Choose Data Engineering If You:
- Enjoy building systems and infrastructure
- Like solving scalability and reliability challenges
- Prefer production code over experimental notebooks
- Are interested in distributed systems and cloud
- Want a role with high demand and stable growth
Choose Data Science If You:
- Love statistics and mathematics
- Enjoy experimentation and hypothesis testing
- Want to build predictive models
- Are curious about machine learning and AI
- Like communicating results through storytelling
Choose Data Analytics If You:
- Excel at communication and visualization
- Enjoy answering business questions with data
- Like working closely with stakeholders
- Prefer SQL and BI tools over programming
- Want to drive business decisions directly
Overlapping Skills
| Skill | Eng | Science | Analyst | Notes |
|---|---|---|---|---|
| SQL | ★★★★★ | ★★★☆☆ | ★★★★★ | Core for all three |
| Python | ★★★★★ | ★★★★★ | ★★★☆☆ | Different depth of use |
| Statistics | ★★☆☆☆ | ★★★★★ | ★★★☆☆ | Critical for science |
| Communication | ★★☆☆☆ | ★★★☆☆ | ★★★★★ | Critical for analysts |
| Cloud Platforms | ★★★★★ | ★★★☆☆ | ★☆☆☆☆ | Deep for engineers |
| ML/AI | ★★☆☆☆ | ★★★★★ | ★☆☆☆☆ | Core for scientists |
| System Design | ★★★★★ | ★★☆☆☆ | ★☆☆☆☆ | Core for engineers |
| Data Visualization | ★★☆☆☆ | ★★★☆☆ | ★★★★★ | Critical for analysts |
Key Takeaways
- Data engineers build the foundation — without reliable data infrastructure, data science and analytics cannot function
- Data scientists build intelligence — they extract predictions and insights using statistical and ML methods
- Data analysts tell the story — they bridge data and business decisions through visualization and communication
- The roles are complementary — effective data teams require all three working together
- Choose based on your strengths — engineering (systems), science (math), analytics (communication)

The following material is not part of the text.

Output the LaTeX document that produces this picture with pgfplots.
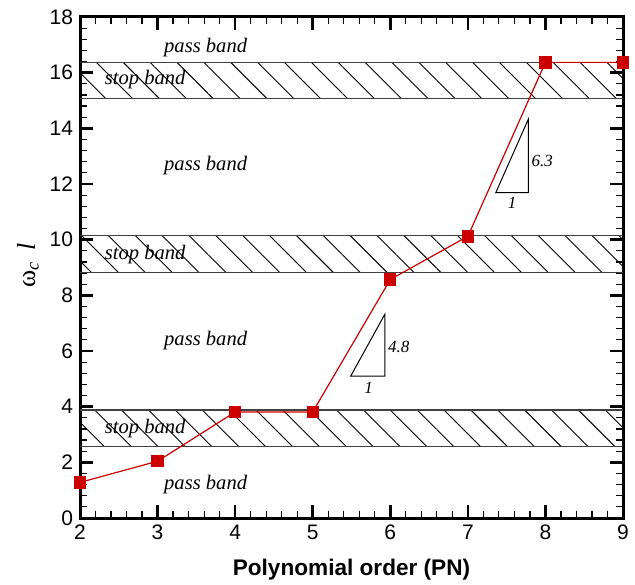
\documentclass[border=0pt]{standalone}
\usepackage{pgfplots}
\pgfplotsset{compat=1.18}
\usepackage{fontspec}
\setmainfont{Liberation Sans}
\newfontfamily\timesfont{Liberation Serif}
\usetikzlibrary{patterns.meta}
\definecolor{datared}{HTML}{CC0000}
\begin{document}
\begin{tikzpicture}
\begin{axis}[
  scale only axis,
  width=271.5pt, height=250.5pt,
  xmin=2, xmax=9, ymin=0, ymax=18,
  xtick={2,3,4,5,6,7,8,9},
  ytick={0,2,4,6,8,10,12,14,16,18},
  minor x tick num=4, minor y tick num=4,
  tick align=inside,
  major tick length=6.5pt, minor tick length=3.5pt,
  every major tick/.style={line width=1.3pt, black},
  every minor tick/.style={line width=0.6pt, black},
  axis line style={line width=1.5pt},
  /pgf/number format/assume math mode=true,
  ticklabel style={font=\fontsize{10.5}{12}\selectfont},
  xlabel={Polynomial order (PN)},
  xlabel style={font=\fontsize{11.3}{13}\selectfont\bfseries, at={(axis description cs:0.5,-0.104)}, anchor=center},
  ylabel={\timesfont ω\textsubscript{\textit{c}}\, \textit{l}},
  ylabel style={font=\fontsize{13}{15}\selectfont, at={(axis description cs:-0.0958,0.505)}, anchor=center, rotate=0},
  clip=false,
]
% stop bands
\addplot[draw=none, pattern={Lines[angle=-45,distance=9.5pt,line width=0.45pt]}, pattern color=black] coordinates {(2,15.06) (9,15.06) (9,16.37) (2,16.37)} -- cycle;
\addplot[draw=none, pattern={Lines[angle=-45,distance=9.5pt,line width=0.45pt]}, pattern color=black] coordinates {(2,8.83) (9,8.83) (9,10.14) (2,10.14)} -- cycle;
\addplot[draw=none, pattern={Lines[angle=-45,distance=9.5pt,line width=0.45pt]}, pattern color=black] coordinates {(2,2.56) (9,2.56) (9,3.88) (2,3.88)} -- cycle;
\addplot[black!75, line width=0.6pt] coordinates {(2,16.37) (9,16.37)};
\addplot[black!75, line width=0.6pt] coordinates {(2,15.06) (9,15.06)};
\addplot[black!75, line width=0.6pt] coordinates {(2,10.14) (9,10.14)};
\addplot[black!75, line width=0.6pt] coordinates {(2,8.83) (9,8.83)};
\addplot[black!75, line width=0.6pt] coordinates {(2,3.88) (9,3.88)};
\addplot[black!75, line width=0.6pt] coordinates {(2,2.56) (9,2.56)};
% band labels
\begin{scope}[every node/.style={font=\timesfont\itshape\fontsize{10.3}{12}\selectfont}]
\node at (axis cs:3.62,16.92) {pass band};
\node at (axis cs:2.84,15.74) {stop band};
\node at (axis cs:3.62,12.68) {pass band};
\node at (axis cs:2.84,9.45) {stop band};
\node at (axis cs:3.62,6.36) {pass band};
\node at (axis cs:2.84,3.23) {stop band};
\node at (axis cs:3.62,1.22) {pass band};
\end{scope}
% slope triangles
\addplot[black, line width=0.5pt] coordinates {(7.36,11.69) (7.78,11.69) (7.78,14.33)} -- cycle;
\addplot[black, line width=0.5pt] coordinates {(5.49,5.10) (5.93,5.10) (5.93,7.32)} -- cycle;
\begin{scope}[every node/.style={font=\timesfont\itshape\fontsize{8.5}{10}\selectfont}]
\node at (axis cs:7.96,12.83) {6.3};
\node at (axis cs:7.57,11.32) {1};
\node at (axis cs:6.11,6.13) {4.8};
\node at (axis cs:5.72,4.68) {1};
\end{scope}
% data
\addplot[datared, line width=0.6pt, mark=square*, mark size=2.8pt, mark options={fill=datared, draw=datared}] coordinates {
(2,1.28) (3,2.04) (4,3.81) (5,3.81) (6,8.57) (7,10.12) (8,16.37) (9,16.37)};
\end{axis}
\pgfresetboundingbox
\path[use as bounding box] ([xshift=-40pt,yshift=-33pt]current axis.south west) rectangle ([xshift=6pt,yshift=8.5pt]current axis.north east);
\end{tikzpicture}
\end{document}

- The field is converging — many organizations are creating hybrid roles, so understanding all three is valuable
Practice Exercises
-
Role mapping: For your current organization, map out which role handles each of these tasks: building pipelines, creating dashboards, training models, defining metrics, managing infrastructure.
-
Skill self-assessment: Rate yourself across all 8 overlapping skills on a 1-5 scale. Identify which role aligns best with your current strengths.
-
Team design: Design a data team structure for a startup with 5 data professionals. What roles would you hire and in what order?
-
Tool inventory: List all data tools used in your organization. Categorize them by which role primarily uses each tool.
-
Career planning: Create a 3-year career plan for your preferred role. Include specific skills to learn, projects to complete, and milestones to achieve.